Formally, the point is that the maps $H^{\bullet}(X,A\cup B)\rightarrow H^{\bullet}(X,A+B)$ and $H_{\bullet}(X,A+B)\rightarrow H_{\bullet}(X,A\cup B)$ are adjoints with respect to the pairings $H^{\bullet}(X,A+B)\times H_{\bullet}(X,A+B)\rightarrow\mathbb{Z}$ and $H^{\bullet}(X,A\cup B)\times H_{\bullet}(X,A+B)\rightarrow\mathbb{Z}$ (which is a purely algebraic fact about chain maps and their duals).
Thus, to evaluate $[\eta]\times[\eta]\in H^2(\mathbb{R}^2,\mathbb{R}^2\setminus\{0\})$ on $[\sigma]\in H_2(\mathbb{R}^2,\mathbb{R}^2\setminus\{0\})$, we choose a homology class $\alpha\in H_2(\mathbb{R}^2,\mathbb{R}\times\mathbb{R}\setminus\{0\}+\mathbb{R}\setminus\{0\}\times\mathbb{R})$ that maps to $[\sigma]$ under the canonical map (this can be achieved by appropriately subdividing a representative) and evaluate on it the cocycle $p_1^{\ast}\eta\cup p_2^{\ast}\eta$.

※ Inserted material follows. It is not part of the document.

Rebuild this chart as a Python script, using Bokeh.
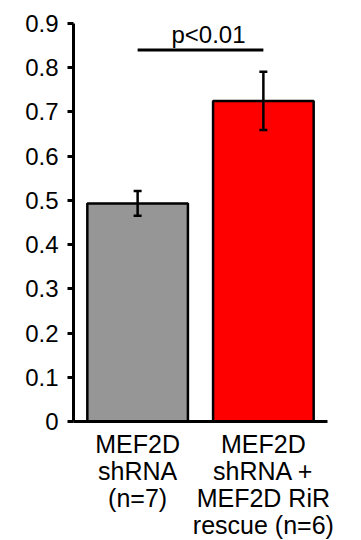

I leave it to you to carry this out explicitly. An appropriate subdivision of $\sigma$ will involve at least four simplices, so might be a bit fidgety. Alternatively, you could consider an appropriate subdivision of the square $[-1,1]^2$ into two simplices, which will yield an easier calculation. Of course, you can also feel free to do both calculations and confirm they yield the same result.